Chief Veleshowe Alpheus Zulu's claim for 91 properties on the province's north coast includes prime forestry land, sugar cane farms, nature reserves, mining land and the entire coastal town of Mtunzini.

The tourist town, about 130km north of Durban, is home to over 450000 people.

The claim was lodged on May 6, 1998 and, after a 13-year investigation by the Land Claims Commission, was found to be legitimate. The next step was to publish the claim in the government gazette, which was done on July 15 this year.

Now it has to be decided what will happen to the land.

The land claimed by the clan includes residential plots; property owned by parastatal Transnet; international paper and packaging group Mondi; and mining company Exxaro Sands.

Provincial Land Claims Commission spokesman Nokuthokoza Ndlela said the claim had been gazetted because the claimants had "met the requirements under restitution laws".

Now, all property sales, leasing, rezoning and development have been put on hold pending the next step in the claim process.

While some homes and farms in and around the town are valued at between R450000 and R5-million, a 3864ha game farm is on the market for R120-million.

But some of the companies and landowners say they will challenge the award.

Chief Zulu, 69, a close relative of Zulu King Goodwill Zwelithini, said he had lodged the claim on behalf of the Obanjeni clan, which was forcibly removed from the land between 1913 and 1914.

"My father was still a young boy herding livestock when we were removed."

Zulu said the ruins of many of his community's homesteads and ancestral graves were buried beneath new developments in Mtunzini.

"My grandfather, Prince Magwedu KaMpande, had built his homestead where the town now stands," - and a hotel was built on the grave of one of his relatives, Zulu said.

"I don't even go to that hotel. I even advised King Goodwill not to sleep at that hotel when he came to see me."

Thelumoya Zulu, the mayor of the Umlalazi municipality under which Mtunzini falls, declined to comment, saying he had not yet been properly briefed.

Several estate agents, who faced the possibility of pending sales in the town being halted, described the claim as "disturbing" and "disgusting".

Mtunzini Residents Association chairman Wendy Forse said a number of farms had already been abandoned.

As a result, she said, "You lose productivity, income generation and jobs. What this land claim can do is create rural poverty."

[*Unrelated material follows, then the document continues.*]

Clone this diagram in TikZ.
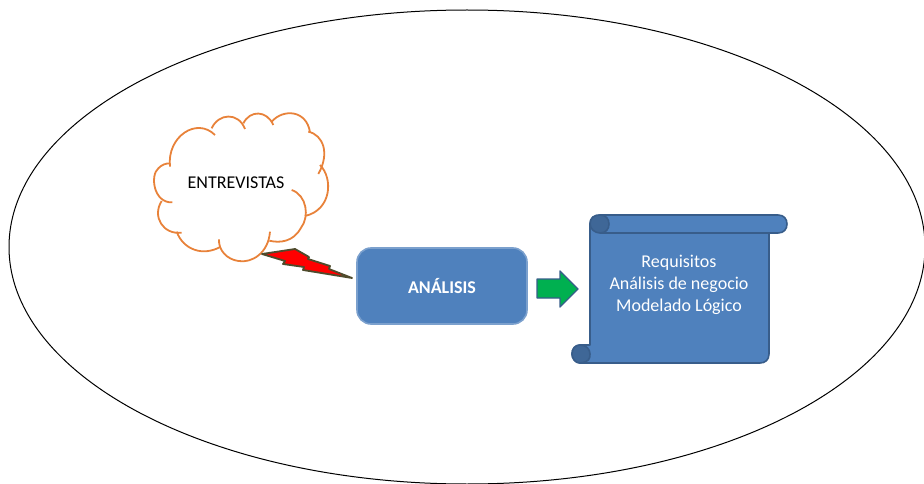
\documentclass[tikz,border=0pt]{standalone}
\usepackage{fontspec}
\setmainfont{Carlito}
\definecolor{cajaazul}{HTML}{4F81BD}
\definecolor{bordeazul}{HTML}{385D8A}
\definecolor{rizoazul}{HTML}{3F6797}
\definecolor{nubenaranja}{HTML}{E8823A}
\definecolor{flechaverde}{HTML}{00B050}
\definecolor{rayooscuro}{HTML}{4F4B2C}
\begin{document}
\begin{tikzpicture}
			[
				x = 1pt,
				y = -1pt,
				line join = round,
				caja/.style  = {draw=#1, fill=cajaazul, line width=1.6pt},
				caja/.default = bordeazul,
				texto/.style = {align=center, inner sep=0pt, font=\fontsize{18}{22}\selectfont}
			]
			\clip (0,0) rectangle (924,484);
			% contorno
			\draw [line width=1pt] (467,247) ellipse [x radius=458, y radius=237];
			% nube
			\begin{scope}[shift={(140,100)}, x=1pt/3, y=-1pt/3, draw=nubenaranja, line width=1.8pt, fill=white]
				\draw (90,200) .. controls (80,110) and (170,50) .. (225,105);
				\draw (215,85) .. controls (235,40) and (295,35) .. (315,87);
				\draw (310,70) .. controls (330,30) and (380,30) .. (400,75);
				\draw (395,65) .. controls (430,25) and (500,30) .. (510,97);
				\draw (505,95) .. controls (550,105) and (570,160) .. (535,222);
				\draw (540,195) .. controls (580,235) and (575,330) .. (495,348);
				\draw (455,270) .. controls (500,285) and (510,350) .. (482,385) .. controls (460,425) and (420,430) .. (388,422);
				\draw (390,395) .. controls (385,460) and (335,490) .. (295,483) .. controls (260,478) and (235,450) .. (237,418);
				\draw (242,440) .. controls (190,470) and (130,450) .. (110,395);
				\draw (125,398) .. controls (70,405) and (35,350) .. (65,303);
				\draw (97,307) .. controls (40,310) and (30,225) .. (55,205) .. controls (65,195) and (75,190) .. (90,190);
			\end{scope}
			\node [texto] (entrevistas) at (236,183) {ENTREVISTAS};
			% rayo
			\draw [fill=red, draw=rayooscuro, line width=1.8pt]
				(262,254) -- (295,249) -- (309,257) -- (308,259) -- (330,266) -- (329,269) -- (352,278)
				-- (303,270) -- (304,267) -- (283,264) -- (285,261) -- cycle;
			% analisis
			\node [caja=cajaazul!75!white, rounded corners=14pt, minimum width=170pt, minimum height=76pt, inner sep=0pt,
				text=white, font=\fontsize{18}{22}\selectfont\bfseries] (analisis) at (442,286) {ANÁLISIS};
			% flecha
			\draw [fill=flechaverde, draw=bordeazul, line width=1.4pt]
				(537,279) -- (560,279) -- (560,271) -- (578,289) -- (560,307) -- (560,298) -- (537,298) -- cycle;
			% pergamino
			\draw [caja]
				(590,224) .. controls (590,218) and (594,215) .. (600,215) -- (778,215)
				.. controls (784,215) and (787,219) .. (787,224) .. controls (787,229) and (784,233) .. (778,233)
				-- (769,233) -- (769,354) .. controls (769,360) and (765,363) .. (760,363)
				-- (580,363) .. controls (575,363) and (572,358) .. (572,354) .. controls (572,349) and (575,345) .. (580,345)
				-- (590,345) -- cycle;
			\draw [caja] (600,233) -- (769,233);
			\draw [caja, fill=rizoazul] (600,215) .. controls (606,215) and (609,219) .. (609,224)
				.. controls (609,229) and (606,233) .. (600,233) .. controls (595,233) and (590,229) .. (590,224)
				.. controls (590,218) and (594,215) .. (600,215) -- cycle;
			\draw [caja, fill=rizoazul] (580,345) .. controls (586,345) and (590,349) .. (590,354)
				.. controls (590,359) and (589,362) .. (580,363) .. controls (575,363) and (572,358) .. (572,354)
				.. controls (572,349) and (575,345) .. (580,345) -- cycle;
			\node [texto, text=white] (requisitos) at (679,285) {Requisitos\\Análisis de negocio\\Modelado Lógico};
\end{tikzpicture}
\end{document}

Forse said the Land Claims Commission had several ways of resolving such claims, which included financial compensation.

"The important factor is that agricultural production and jobs are not lost ... locally and provincially there has been much loss of productive agricultural land due to land claims with subsequent abandoning of farms," she said.

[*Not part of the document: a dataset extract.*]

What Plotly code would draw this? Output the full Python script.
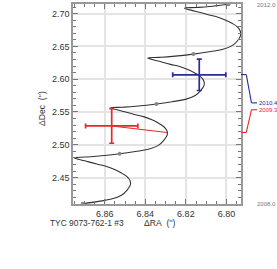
import plotly.graph_objects as go

# ---- data ----
curve_ra = [6.8709, 6.8631, 6.8567, 6.8518, 6.8491, 6.8474, 6.8476, 6.8492, 6.8518, 6.8549, 6.8591, 6.8640, 6.8699, 6.8753,
            6.8694, 6.8630, 6.8527, 6.8449, 6.8385, 6.8336, 6.8309, 6.8292, 6.8294, 6.8310, 6.8336, 6.8367, 6.8409, 6.8458, 6.8517, 6.8571,
            6.8512, 6.8448, 6.8345, 6.8267, 6.8203, 6.8154, 6.8127, 6.8110, 6.8112, 6.8128, 6.8154, 6.8185, 6.8227, 6.8276, 6.8335, 6.8389,
            6.8330, 6.8266, 6.8163, 6.8085, 6.8021, 6.7972, 6.7945, 6.7930, 6.7932, 6.7946, 6.7972, 6.8003, 6.8045, 6.8094, 6.8153, 6.8207,
            6.8148, 6.8084, 6.7990]
curve_dec = [2.4102, 2.4137, 2.4172, 2.4231, 2.4306, 2.4389, 2.4457, 2.4518, 2.4571, 2.4620, 2.4669, 2.4706, 2.4756, 2.4802,
             2.4813, 2.4828, 2.4862, 2.4897, 2.4932, 2.4991, 2.5066, 2.5149, 2.5217, 2.5278, 2.5331, 2.5380, 2.5429, 2.5466, 2.5516, 2.5562,
             2.5573, 2.5588, 2.5622, 2.5657, 2.5692, 2.5751, 2.5826, 2.5909, 2.5977, 2.6038, 2.6091, 2.6140, 2.6189, 2.6226, 2.6276, 2.6322,
             2.6333, 2.6348, 2.6382, 2.6417, 2.6452, 2.6511, 2.6586, 2.6669, 2.6737, 2.6798, 2.6851, 2.6900, 2.6949, 2.6986, 2.7036, 2.7082,
             2.7093, 2.7108, 2.7142]

years = ["2008.0", "2009.0", "2010.0", "2011.0", "2012.0"]
year_ra = [6.8709, 6.8527, 6.8345, 6.8163, 6.7990]
year_dec = [2.4102, 2.4862, 2.5622, 2.6382, 2.7142]

epochs = ["2009.3", "2010.4"]
obs_ra = [6.8566, 6.8134]
obs_dec = [2.5287, 2.6067]
err_ra = [0.0129, 0.0131]
err_dec = [0.0264, 0.0240]
pred_ra = [6.8293, 6.8138]
pred_dec = [2.5188, 2.6070]
epoch_colors = ["rgb(232,40,44)", "rgb(40,44,160)"]
label_shift = [22.7, -28.3]   # pixel offsets of the epoch labels on the right

star = "TYC 9073-762-1 #3"
x_title = "ΔRA\u00a0\u00a0('')"
y_title = "ΔDec\u00a0\u00a0('')"
time_start, time_end = "2008.0", "2012.0"

FONT = "Liberation Sans, Arial, sans-serif"

fig = go.Figure()

fig.add_trace(go.Scatter(x=curve_ra, y=curve_dec, mode="lines",
                         line=dict(color="#333333", width=1.1, shape="spline", smoothing=1.0),
                         hoverinfo="skip", showlegend=False))
fig.add_trace(go.Scatter(x=year_ra, y=year_dec, mode="markers", text=years,
                         marker=dict(size=4, color="#888888", line=dict(width=0)),
                         cliponaxis=False, showlegend=False))

for i in range(len(epochs)):
    c = epoch_colors[i]
    fig.add_trace(go.Scatter(x=[obs_ra[i], pred_ra[i]], y=[obs_dec[i], pred_dec[i]], mode="lines",
                             line=dict(color=c, width=1.1), showlegend=False))
    fig.add_trace(go.Scatter(x=[obs_ra[i]], y=[obs_dec[i]], mode="markers",
                             marker=dict(size=0.1, color=c),
                             error_x=dict(type="data", array=[err_ra[i]], color=c, thickness=1.7, width=2.5),
                             error_y=dict(type="data", array=[err_dec[i]], color=c, thickness=1.7, width=2.5),
                             showlegend=False))
    # connector from right axis to epoch label
    segs = [(0, 0, 5.3, 0), (5.3, 0, 10.5, label_shift[i]), (10.5, label_shift[i], 16, label_shift[i])]
    for (x0, y0, x1, y1) in segs:
        fig.add_shape(type="line", xref="paper", yref="y", xsizemode="pixel", ysizemode="pixel",
                      xanchor=1, yanchor=pred_dec[i], x0=x0, x1=x1, y0=y0, y1=y1,
                      line=dict(color=c, width=1.1))
    fig.add_annotation(x=1, xref="paper", y=pred_dec[i], yref="y", xshift=16, yshift=label_shift[i],
                       xanchor="left", yanchor="middle", text=epochs[i], showarrow=False,
                       font=dict(family=FONT, size=6, color=c))

fig.add_annotation(x=1, xref="paper", y=1, yref="paper", xshift=14, yshift=-1, xanchor="left", yanchor="middle",
                   text=time_end, showarrow=False, font=dict(family=FONT, size=6, color="#777777"))
fig.add_annotation(x=1, xref="paper", y=0, yref="paper", xshift=14, yshift=0, xanchor="left", yanchor="middle",
                   text=time_start, showarrow=False, font=dict(family=FONT, size=6, color="#777777"))
fig.add_annotation(x=0, xref="paper", y=0, yref="paper", xshift=-24, yshift=-18.6, xanchor="left", yanchor="middle",
                   text=star, showarrow=False, borderpad=0, font=dict(family=FONT, size=8.4, color="#333333"))
fig.add_annotation(x=0.5, xref="paper", y=0, yref="paper", xshift=3, yshift=-18.6, xanchor="center", yanchor="middle",
                   text=x_title, showarrow=False, borderpad=0, font=dict(family=FONT, size=8.6, color="#333333"))
fig.add_annotation(x=0, xref="paper", y=0.5, yref="paper", xshift=-31, yshift=-5, xanchor="center", yanchor="middle",
                   textangle=-90, text=y_title, showarrow=False, font=dict(family=FONT, size=8.6, color="#333333"))

axis_common = dict(showgrid=True, gridcolor="#e4e4e4", gridwidth=1.5, zeroline=False,
                   showline=True, linecolor="#999999", linewidth=1.5, mirror="ticks",
                   ticks="inside", ticklen=5, tickwidth=1, tickcolor="#777777",
                   tickfont=dict(family=FONT, size=9, color="#333333"), tickformat=".2f")

fig.update_xaxes(range=[6.8757, 6.7928], dtick=0.02, tick0=6.80,
                 minor=dict(dtick=0.005, ticks="inside", ticklen=3, tickcolor="#777777", showgrid=False),
                 **axis_common)
fig.update_yaxes(range=[2.4097, 2.7146], dtick=0.05, tick0=2.45,
                 minor=dict(dtick=0.01, ticks="inside", ticklen=3, tickcolor="#777777", showgrid=False),
                 **axis_common)

fig.update_layout(width=277, height=269, margin=dict(l=73, r=36, t=2, b=65),
                  paper_bgcolor="white", plot_bgcolor="white", showlegend=False,
                  font=dict(family=FONT))

fig.write_html("out.html", config={"displayModeBar": False},
               post_script="document.body.style.margin='0';document.body.style.overflow='hidden';")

Mondi Group spokesman Kerry Crandon said the company had only recently engaged with the Land Claims Commission.

Zulu said some of the companies on the land he claimed had already started negotiating with him to continue their operations - and he'd given Exxaro KZN Sands permission to continue mining on 2 800ha of forestry and farming land.

"We agreed to this on condition that only local people will be employed," said Zulu.

Exxaro spokesman Hilton Atkinson said: "We are fully supportive of the regulated process that now needs to be followed. Although this may impact on the surface rights holders primarily, we are willing to engage with all the affected stakeholders.

"Exxaro believes that, should this claim prove to be successful, there could be a win-win solution for all stakeholders."

Zulu said his community would not settle for financial compensation.

"We would prefer to be given our dispossessed ancestral land back."

Under restitution laws, victims of forced removals are entitled to reclaim their ancestral land; take alternative land; or be financially compensated.

Since its establishment in 1994, South Africa's Commission on Restitution of Land Rights has settled over 74800 land claims.